IBM recently acquired Red Hat for $34 billion, a big move for its hybrid cloud strategy. The company also extended its AI platform, Watson, across other cloud platforms — a big change in how it has operated in the past, Singh said.
The move is likely to push Microsoft to follow suit, Fleming said. Based on actions the company has taken acquisitions like GitHub, in the next year the company will likely have more comparable capabilities.
Microsoft is a strong leader in cloud and can use that advantage to leverage new clients for its AI services.
Microsoft is still clearly behind its Google in the AI space, both from a technology and perception angle, Fleming said.
Yet Microsoft is far stronger in cloud and can use that advantage to leverage new clients. Most organizations are not using the most cutting edge of AI techniques, and a steady provider with the most robust offerings can edge out a competitor with more advanced offerings in a smaller area.
Microsoft is focusing innovation in two key AI areas, according to Chirapurath: Casting a more unifying framework across industry and making it easier to use AI capabilities in Microsoft products.
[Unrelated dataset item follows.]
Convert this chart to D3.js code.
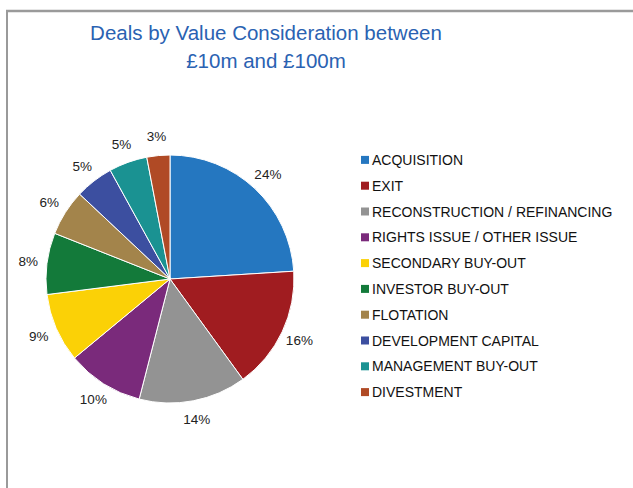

The former is a nod to keeping the conversation of the benefits AI can bring amid fears of what the technology could take away, and Microsoft is working with governments and organizations to deploy AI for good. The latter is an effort to extend the power of AI and ML beyond data scientists and developers and to allow a business analyst to effectively become a data scientist, opening up insights for all.
Clients have also been encouraged. Microsoft has directly funded AI development and also invests with their partners in education, getting pilots and POCs off the ground and providing support in training, Fleming said.